CISL’s DAV environment has direct, high-performance connectivity to GLADE’s high-performance file systems to provide the hardware and software resources for enhanced data analysis and visualization capabilities.

DAV hardware resources and metrics

NCAR’s DAV environment consists of a pair of multi-node systems deployed in late 2012. Each of these two systems is designed to complement the other in meeting the diverse needs of climate and weather applications’ post-processing and visualizations needs. The system named Caldera is targeted for use by parallel graphics/visualization applications and computationally bound applications that can be accelerated via multiple high-performance general-purpose graphics processing units (GPGPUs) as well as for general-purpose small parallel applications. The system named Geyser is primarily for traditional interactive data set manipulation, data reduction, analysis, and visualization applications, and for large, data-intensive applications requiring graphical processing units (GPUs) and/or large shared memory. These DAV systems share a dedicated, high-bandwidth I/O network path to NCAR’s GLobally Accessible Data Environment (GLADE) that eliminates the need for users to move their data from Cheyenne or Yellowstone for analysis. Caldera and Geyser are also used extensively for production and on-demand regridding, data subsetting, and curation of NCAR’s Research Data Archive (RDA) holdings.

Caldera and Geyser system specifications, along with their reliability and utilization, appear in the tables in the Production supercomputing section of this report.

Unlike Yellowstone, which had an average user utilization of over 90% during FY2017 in support of its long-running batch jobs, the DAV platforms are designed for interactive applications and rapid job turnaround.
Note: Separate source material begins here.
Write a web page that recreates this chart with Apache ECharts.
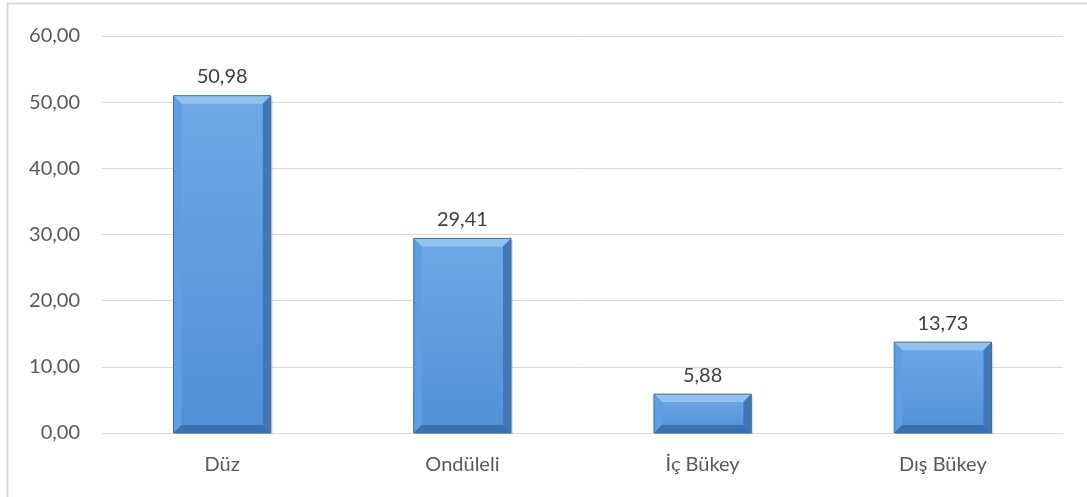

Therefore, their average utilization is typically low, with bursts of high utilization during prime work hours. During FY2017, Caldera’s average user utilization was 17.0%, while Geyser’s average user utilization was 35.2%. Geyser’s utilization has slowly and steadily increased over the last few years, while Caldera’s has leveled out. This highlights the value of nodes with large shared memory for data processing. CISL continues to monitor DAV workload and usage, and CISL’s observations help guide requirements for future DAV systems.

NWSC-2a procurement

Because these DAV systems are over four years old, CISL has released the NWSC-2a request for procurement (RFP) to acquire a next-generation production-quality DAV platform that will replace Geyser and Caldera. The NWSC-2a system will also include significant resources to facilitate research and incorporate machine-learning and deep-learning applications (ML/DL) into our workflow. ML/DL is being adopted not only for the voluminous information being collecting from instruments and sensors, and for pattern detection in the output of ensemble model runs, but also to aid in the post-processing and data analysis of the large volume of data produced by our supercomputers – all of which are critical to facilitate new scientific insights.

The NWSC-2a system will be configured primarily to satisfy the anticipated DAV and ML/DL workload requirements of the NCAR and university user communities in the 2018-2022 time frame. It is anticipated that the NWSC-2a system will include large shared-memory nodes, like Geyser’s, for in-memory data analysis, manipulation, and reduction; GPUs for visualization as well as computational acceleration and ML/DL applications; and non-volatile memory, SSD, and/or burst-buffer hardware and software for accelerating the I/O operations critical to the analysis of large data sets. As of end-FY2017, CISL expects the new NWSC-2a system to be placed into production in during spring 2018.

Funding

NCAR’s DAV environment and services are supported by NSF Core funding including CSL funds.